There is also an offshore marine preserve which extends the public lands here
on the eastern end of the island. We
circumnavigated the island with the kids and explored on land with hikes and
stops in Cruz Bay. The park controls anchoring – limiting it to preserve and
protect the corals – much of them sadly damaged by the recent hurricanes. We were happy to use their moorings which
made life simple compared to dropping the hook, making sure it was set and then
washing it off before departing. Since moorings are controlled by the park, we
get the senior pass 50% off rate which makes them a great deal, too.
When the kids left us, we headed over to St Croix – the largest island in the group but also the most isolated. We traveled 40 miles south against a relentless easterly swell and were glad to finally get inside the reef in the harbor of Christiansted. We anchored off the boardwalk for four nights and wandered this historic town. The fort was open again – thanks to the end of the US Government shutdown being lifted, but several of the other museums are not fully operational after the damages from hurricanes in 2017. The old part of town has a charming feel with softly pastel stucco buildings and narrow cobblestone streets. The one-way system must drive people nuts, but is helps preserve the ambience of the colonial town. Must also mention the tiny sea planes that dropped from the sky next to our boat since we anchored just off the seaplane terminal. Their arrival was generally stealth, but take off was more noticeable – Teddy took several days to realize they weren’t coming into the boat. He finally decided they were just one more entertaining facet of boating life.
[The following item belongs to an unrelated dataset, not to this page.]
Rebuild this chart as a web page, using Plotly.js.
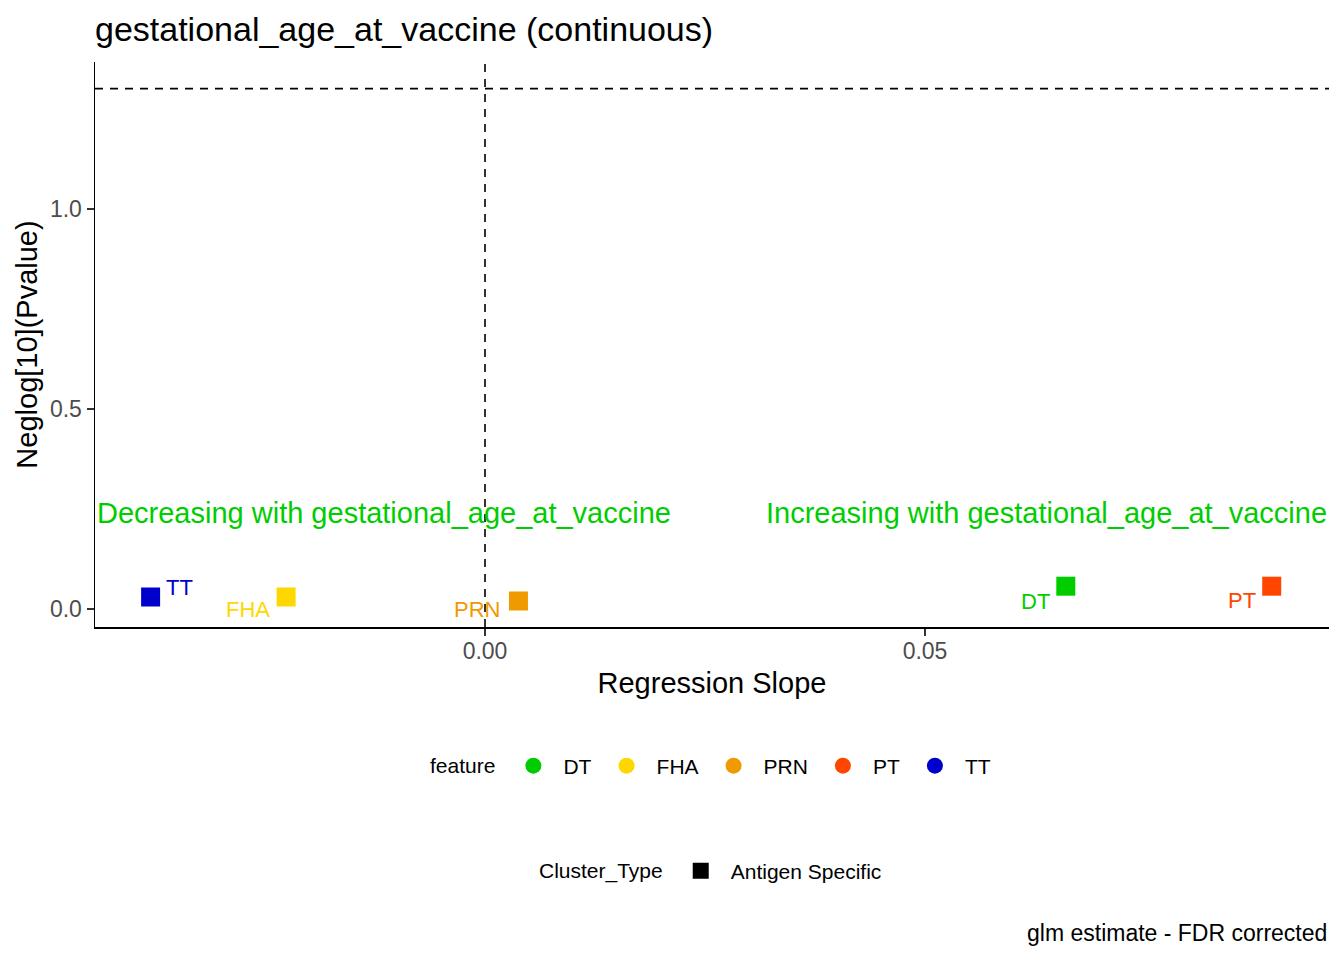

When the kids left us, we headed over to St Croix – the largest island in the group but also the most isolated. We traveled 40 miles south against a relentless easterly swell and were glad to finally get inside the reef in the harbor of Christiansted. We anchored off the boardwalk for four nights and wandered this historic town. The fort was open again – thanks to the end of the US Government shutdown being lifted, but several of the other museums are not fully operational after the damages from hurricanes in 2017. The old part of town has a charming feel with softly pastel stucco buildings and narrow cobblestone streets. The one-way system must drive people nuts, but is helps preserve the ambience of the colonial town. Must also mention the tiny sea planes that dropped from the sky next to our boat since we anchored just off the seaplane terminal. Their arrival was generally stealth, but take off was more noticeable – Teddy took several days to realize they weren’t coming into the boat. He finally decided they were just one more entertaining facet of boating life.
Before
leaving St Croix, we spent a night out at Buck Island – sadly the reef also
suffered from the hurricanes, but the hike up the hill and views were worth the
stop. Since special permits are needed to anchor at the island and stay
overnight, we were there with only one other boat. An interesting couple on a 50ft motor sailor
with wild stories of their trip down from Florida. It was nice to see them
smile and laugh about 3 to 4 days in 20-foot seas compounded by several
equipment failures! Checking the weather for a return north, we took the
opportunity to head back on a calm day and made much faster time with less rock
and roll landing back in Salt Pond on the south side of St. Johns. While
everyday Steve finds a reason or destination to dive or snorkel, the big
adventure was a bus ride into the town of Grace Bay. We had visited with the kids to try the
famous Skinny Leggs restaurant, we returned by bus from Salt Pond to visit the
Love Market. The bus leaves the Salt
Pond parking lot at 7 AM – this meant getting to shore and up steep trail to
the parking area just after dawn. We
took the kayak to the beach before anyone else in the anchorage was awake and
were in the bus shed when the bus arrived already full of people. Salt Pond is the end of the route, but people
get on we figured to avoid waiting for the bus to return? The ride for us was only about 20 minutes,
but full of twists, turns and STEEP ups and downs. We stocked up in the market and had time for
breakfast at the Pickles Deli before flagging the return bus. Since the storms, this bus only runs from
Salt Pond at 7 and 9 (we caught the 9 as it was returning) then again twice in the late afternoon –
which is why we had to get up so early.
Just this short run made us appreciate travel by boat. Visiting the
grocery stores in Cruz Bay is easier – we could run the dinghy into the NPS
dock or hike in on the Lind Point trail – after dragging the kayak up on the
beach. Surprisingly these stores are all well stocked so no suffering here.
Steve
had a date with a doctor in St Thomas so we spent a few days heading back – a
memorable stop at Christmas Cove for some lunch from the Pizza Pi boat – they
make pizza to order on the custom pizza kitchen boat. Yummy as well as unique.
This
time we anchored in the harbor with a view of the big boys – much entertainment
is to be had watching the crowds come and go as well as the delicate ballet of
docking and departures. We were safely
away from their channel but the precision and grace of the behemoths is
something to behold up close. The dock at the Yacht Haven Grand was also a
bonus as was the handy Pueblo Market, Kmart, and Fruit Basket. In spite of the
congestion in town, this is a sweet stop!